I couldn't figure out why I passed 22/23 on this challenge and not able to solve the last test case since it was hidden.. The feedback from the CodeSignal is
Tests passed: 22/23. Execution time limit exceeded: Program exceeded the execution time limit. Make sure that it completes execution in a few seconds for any possible input.
Challenge Given an array a that contains only numbers in the range from 1 to a.length, find the first duplicate number for which the second occurrence has the minimal index. In other words, if there are more than 1 duplicated numbers, return the number for which the second occurrence has a smaller index than the second occurrence of the other number does. If there are no such elements, return -1.
Example
For a = [2, 1, 3, 5, 3, 2], the output should be solution(a) = 3.
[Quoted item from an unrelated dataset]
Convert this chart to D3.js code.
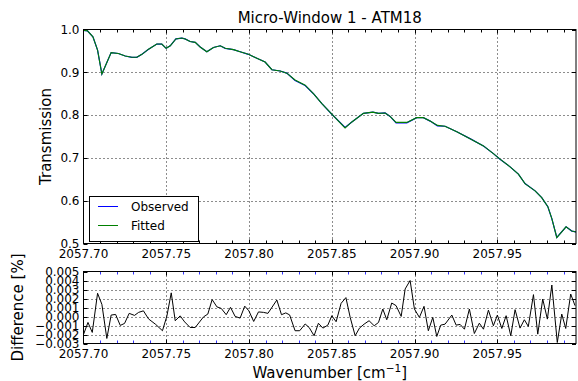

There are 2 duplicates: numbers 2 and 3. The second occurrence of 3 has a smaller index than the second occurrence of 2 does, so the answer is 3.
For a = [2, 2], the output should be solution(a) = 2; For a = [2, 4, 3, 5, 1], the output should be solution(a) = -1.
Input/Output
[execution time limit] 4 seconds (js)
[input] array.integer a
Guaranteed constraints: 1 ≤ a.length ≤ 105, 1 ≤ a[i] ≤ a.length.
[output] integer
The element in a that occurs in the array more than once and has the minimal index for its second occurrence. If there are no such elements, return -1.
My code
function solution(a) {
let first = Infinity
for ( let i = 0; i<a.length; i++ ) {
let pointer = i+1;
while (pointer <a.length) {
if (a[i] === a[pointer] && pointer<first) {
first = pointer;
}
pointer +=1
}
}
if (first === Infinity) {
return -1
}
return a[first]
}
Thank you.
In bad cases, you're iterating over the whole array for every element in it - O(n ^ 2). The inner while(pointer < a.length) results in the argument taking too much time.
Instead, make a Set of elements found so far, and return when the first duplicate element is found (which will be the minimal second index).
const solution = (a) => {
const set = new Set();
for (const item of arr) {
if (set.has(item)) return item;
set.add(item);
}
return -1;
};
Since this has no nested loop (.has and .add is O(1)), this is O(n) overall, which should be quick enough.